◆ **SHORT EXERCISE**: Please print exactly the lines below, from the start of the material up to and including the line with "theta_step = 0.05", but none of the pictures.

--

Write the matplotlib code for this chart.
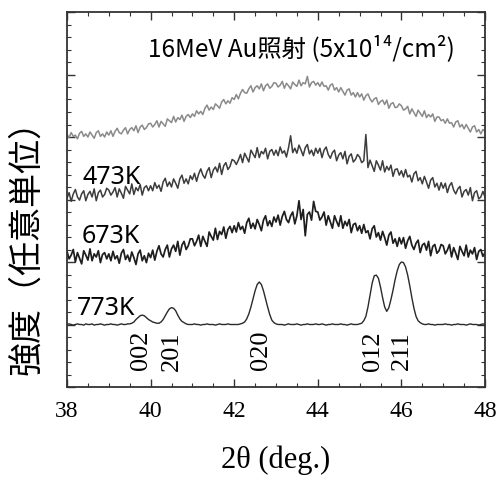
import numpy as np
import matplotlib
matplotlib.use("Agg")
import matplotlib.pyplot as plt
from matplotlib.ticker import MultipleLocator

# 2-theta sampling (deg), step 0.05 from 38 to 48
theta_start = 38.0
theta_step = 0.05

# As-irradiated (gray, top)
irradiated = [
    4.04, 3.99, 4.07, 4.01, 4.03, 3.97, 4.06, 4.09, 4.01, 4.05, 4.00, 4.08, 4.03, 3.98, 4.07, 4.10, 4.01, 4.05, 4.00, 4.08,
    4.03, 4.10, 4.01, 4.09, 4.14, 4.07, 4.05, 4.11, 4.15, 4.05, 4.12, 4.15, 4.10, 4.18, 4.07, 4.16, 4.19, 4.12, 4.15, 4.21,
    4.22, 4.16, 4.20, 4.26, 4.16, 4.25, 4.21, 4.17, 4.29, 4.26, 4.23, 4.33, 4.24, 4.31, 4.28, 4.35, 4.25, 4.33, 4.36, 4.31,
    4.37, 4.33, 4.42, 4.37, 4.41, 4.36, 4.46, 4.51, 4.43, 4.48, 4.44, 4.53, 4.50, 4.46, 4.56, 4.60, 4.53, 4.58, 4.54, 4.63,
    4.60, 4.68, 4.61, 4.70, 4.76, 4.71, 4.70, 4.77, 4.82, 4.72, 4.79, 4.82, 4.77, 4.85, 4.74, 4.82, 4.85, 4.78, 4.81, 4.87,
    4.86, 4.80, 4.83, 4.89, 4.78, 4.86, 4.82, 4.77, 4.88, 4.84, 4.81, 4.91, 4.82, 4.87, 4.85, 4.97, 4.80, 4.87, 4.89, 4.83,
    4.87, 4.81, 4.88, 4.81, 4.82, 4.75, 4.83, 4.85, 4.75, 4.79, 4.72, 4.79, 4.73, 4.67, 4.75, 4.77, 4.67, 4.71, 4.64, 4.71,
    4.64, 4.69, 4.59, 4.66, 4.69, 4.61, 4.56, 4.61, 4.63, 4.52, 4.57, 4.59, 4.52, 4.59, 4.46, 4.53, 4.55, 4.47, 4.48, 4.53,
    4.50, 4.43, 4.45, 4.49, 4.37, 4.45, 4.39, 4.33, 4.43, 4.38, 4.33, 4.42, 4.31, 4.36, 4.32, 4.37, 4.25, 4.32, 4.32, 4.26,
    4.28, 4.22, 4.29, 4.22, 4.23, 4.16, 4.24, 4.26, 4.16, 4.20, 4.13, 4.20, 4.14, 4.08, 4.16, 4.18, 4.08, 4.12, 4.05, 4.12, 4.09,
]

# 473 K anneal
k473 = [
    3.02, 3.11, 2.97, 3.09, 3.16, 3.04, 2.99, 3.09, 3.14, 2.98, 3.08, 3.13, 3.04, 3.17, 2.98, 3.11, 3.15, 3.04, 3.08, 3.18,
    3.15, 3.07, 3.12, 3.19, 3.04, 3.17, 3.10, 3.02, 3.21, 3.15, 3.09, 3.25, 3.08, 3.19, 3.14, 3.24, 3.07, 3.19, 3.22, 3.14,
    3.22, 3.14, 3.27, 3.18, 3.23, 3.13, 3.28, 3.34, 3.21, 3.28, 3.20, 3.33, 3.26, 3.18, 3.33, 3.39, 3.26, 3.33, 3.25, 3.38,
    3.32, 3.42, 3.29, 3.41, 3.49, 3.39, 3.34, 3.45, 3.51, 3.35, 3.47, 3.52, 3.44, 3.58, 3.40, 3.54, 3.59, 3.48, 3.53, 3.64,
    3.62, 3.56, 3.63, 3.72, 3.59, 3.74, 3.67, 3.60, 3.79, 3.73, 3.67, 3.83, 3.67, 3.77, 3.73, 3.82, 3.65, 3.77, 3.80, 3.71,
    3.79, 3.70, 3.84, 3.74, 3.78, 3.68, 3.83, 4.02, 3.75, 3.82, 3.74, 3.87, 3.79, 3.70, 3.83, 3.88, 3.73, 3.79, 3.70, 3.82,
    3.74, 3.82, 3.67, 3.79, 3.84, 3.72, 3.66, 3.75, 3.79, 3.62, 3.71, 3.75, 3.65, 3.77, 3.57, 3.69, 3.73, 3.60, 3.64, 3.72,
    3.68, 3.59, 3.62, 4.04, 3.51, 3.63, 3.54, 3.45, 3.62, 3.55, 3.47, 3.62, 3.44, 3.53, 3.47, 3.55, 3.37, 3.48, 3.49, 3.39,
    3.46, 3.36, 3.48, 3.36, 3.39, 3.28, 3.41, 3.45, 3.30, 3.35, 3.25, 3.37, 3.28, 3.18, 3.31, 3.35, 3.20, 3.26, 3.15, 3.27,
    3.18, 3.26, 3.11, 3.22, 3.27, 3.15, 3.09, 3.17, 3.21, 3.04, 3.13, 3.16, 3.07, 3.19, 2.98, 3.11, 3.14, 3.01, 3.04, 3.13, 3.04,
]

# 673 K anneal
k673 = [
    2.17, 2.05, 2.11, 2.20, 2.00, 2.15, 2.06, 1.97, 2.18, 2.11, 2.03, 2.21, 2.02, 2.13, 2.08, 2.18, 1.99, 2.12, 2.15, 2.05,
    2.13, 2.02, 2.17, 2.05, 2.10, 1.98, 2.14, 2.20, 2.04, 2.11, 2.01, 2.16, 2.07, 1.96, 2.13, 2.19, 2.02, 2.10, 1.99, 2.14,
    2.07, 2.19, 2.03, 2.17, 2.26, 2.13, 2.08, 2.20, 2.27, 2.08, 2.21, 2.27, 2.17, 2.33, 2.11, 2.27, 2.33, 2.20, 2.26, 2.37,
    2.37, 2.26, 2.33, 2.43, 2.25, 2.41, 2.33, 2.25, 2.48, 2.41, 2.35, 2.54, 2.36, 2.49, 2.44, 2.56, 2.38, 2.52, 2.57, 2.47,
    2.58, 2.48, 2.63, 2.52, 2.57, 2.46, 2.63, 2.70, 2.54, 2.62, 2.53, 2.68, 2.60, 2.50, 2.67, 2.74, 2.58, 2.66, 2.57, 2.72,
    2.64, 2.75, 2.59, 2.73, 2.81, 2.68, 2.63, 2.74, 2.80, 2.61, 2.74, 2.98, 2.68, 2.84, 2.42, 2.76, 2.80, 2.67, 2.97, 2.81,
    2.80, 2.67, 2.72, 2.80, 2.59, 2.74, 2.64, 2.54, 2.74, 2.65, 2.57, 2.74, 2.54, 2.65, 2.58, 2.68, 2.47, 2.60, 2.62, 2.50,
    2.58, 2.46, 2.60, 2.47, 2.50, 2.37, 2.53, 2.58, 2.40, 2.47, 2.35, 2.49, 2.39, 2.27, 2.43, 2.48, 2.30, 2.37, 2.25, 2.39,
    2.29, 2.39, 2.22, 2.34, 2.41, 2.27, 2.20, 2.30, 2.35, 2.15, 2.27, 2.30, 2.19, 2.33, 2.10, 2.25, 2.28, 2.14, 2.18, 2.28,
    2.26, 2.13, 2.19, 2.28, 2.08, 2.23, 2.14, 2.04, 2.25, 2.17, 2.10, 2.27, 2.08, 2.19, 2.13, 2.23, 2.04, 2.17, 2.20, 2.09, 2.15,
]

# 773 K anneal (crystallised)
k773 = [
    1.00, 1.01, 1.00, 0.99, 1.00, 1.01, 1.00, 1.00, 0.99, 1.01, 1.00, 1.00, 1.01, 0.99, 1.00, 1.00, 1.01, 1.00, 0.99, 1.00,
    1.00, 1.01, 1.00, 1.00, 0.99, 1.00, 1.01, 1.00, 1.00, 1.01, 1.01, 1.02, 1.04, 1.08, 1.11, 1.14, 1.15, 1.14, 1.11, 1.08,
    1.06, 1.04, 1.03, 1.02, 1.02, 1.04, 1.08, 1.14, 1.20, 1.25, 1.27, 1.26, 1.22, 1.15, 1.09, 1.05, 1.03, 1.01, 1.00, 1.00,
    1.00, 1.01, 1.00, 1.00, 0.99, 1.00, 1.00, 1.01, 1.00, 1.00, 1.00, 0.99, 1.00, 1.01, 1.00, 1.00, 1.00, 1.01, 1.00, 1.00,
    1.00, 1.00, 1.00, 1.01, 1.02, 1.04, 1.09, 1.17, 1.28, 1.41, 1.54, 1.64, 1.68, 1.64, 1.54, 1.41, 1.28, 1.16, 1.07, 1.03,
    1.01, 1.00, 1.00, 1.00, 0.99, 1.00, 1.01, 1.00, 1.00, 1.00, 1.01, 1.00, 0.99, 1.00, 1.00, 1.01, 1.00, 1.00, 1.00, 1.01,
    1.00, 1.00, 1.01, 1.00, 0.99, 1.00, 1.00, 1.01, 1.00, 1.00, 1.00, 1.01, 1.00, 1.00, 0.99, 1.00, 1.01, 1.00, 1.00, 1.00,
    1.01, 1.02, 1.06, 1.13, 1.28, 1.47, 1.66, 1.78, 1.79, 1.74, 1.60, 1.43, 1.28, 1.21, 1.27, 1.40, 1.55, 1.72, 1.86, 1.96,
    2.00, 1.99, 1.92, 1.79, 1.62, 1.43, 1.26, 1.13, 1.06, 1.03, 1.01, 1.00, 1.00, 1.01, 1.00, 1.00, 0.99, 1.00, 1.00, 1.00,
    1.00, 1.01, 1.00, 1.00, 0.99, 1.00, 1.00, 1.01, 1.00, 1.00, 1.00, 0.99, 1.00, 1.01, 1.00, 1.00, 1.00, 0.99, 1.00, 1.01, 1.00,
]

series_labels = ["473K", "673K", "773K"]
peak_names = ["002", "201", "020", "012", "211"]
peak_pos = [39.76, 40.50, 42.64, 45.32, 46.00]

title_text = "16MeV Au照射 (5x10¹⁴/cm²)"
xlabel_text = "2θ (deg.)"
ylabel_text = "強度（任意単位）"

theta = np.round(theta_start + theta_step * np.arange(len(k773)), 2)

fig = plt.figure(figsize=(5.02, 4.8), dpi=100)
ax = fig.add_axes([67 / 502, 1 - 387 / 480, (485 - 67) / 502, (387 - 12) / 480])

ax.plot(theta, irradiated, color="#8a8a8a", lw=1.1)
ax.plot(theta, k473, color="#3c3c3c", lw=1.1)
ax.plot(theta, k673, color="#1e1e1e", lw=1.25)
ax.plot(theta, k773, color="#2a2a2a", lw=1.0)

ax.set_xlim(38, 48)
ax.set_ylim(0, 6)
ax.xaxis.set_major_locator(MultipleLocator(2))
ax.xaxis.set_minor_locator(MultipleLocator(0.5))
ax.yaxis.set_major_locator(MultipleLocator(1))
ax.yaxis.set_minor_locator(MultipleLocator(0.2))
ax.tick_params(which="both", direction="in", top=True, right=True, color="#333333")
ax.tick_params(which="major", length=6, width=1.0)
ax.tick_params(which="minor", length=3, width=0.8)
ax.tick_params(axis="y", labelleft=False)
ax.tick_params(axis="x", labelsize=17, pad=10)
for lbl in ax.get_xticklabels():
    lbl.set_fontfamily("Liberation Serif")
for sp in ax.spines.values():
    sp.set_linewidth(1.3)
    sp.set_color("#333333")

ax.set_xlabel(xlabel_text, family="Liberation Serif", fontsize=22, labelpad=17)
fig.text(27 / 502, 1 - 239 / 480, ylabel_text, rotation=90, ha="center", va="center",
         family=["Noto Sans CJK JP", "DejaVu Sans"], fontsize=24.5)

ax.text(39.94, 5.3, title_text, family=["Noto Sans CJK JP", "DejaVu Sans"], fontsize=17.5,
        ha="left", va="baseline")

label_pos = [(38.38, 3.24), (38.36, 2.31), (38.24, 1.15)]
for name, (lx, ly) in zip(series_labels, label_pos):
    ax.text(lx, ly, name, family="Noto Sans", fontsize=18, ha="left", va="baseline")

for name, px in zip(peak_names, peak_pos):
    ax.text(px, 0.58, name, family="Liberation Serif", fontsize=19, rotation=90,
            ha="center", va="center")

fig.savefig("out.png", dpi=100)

--

◆ **FULL RESPONSE**:
Write the matplotlib code for this chart.
import numpy as np
import matplotlib
matplotlib.use("Agg")
import matplotlib.pyplot as plt
from matplotlib.ticker import MultipleLocator

# 2-theta sampling (deg), step 0.05 from 38 to 48
theta_start = 38.0
theta_step = 0.05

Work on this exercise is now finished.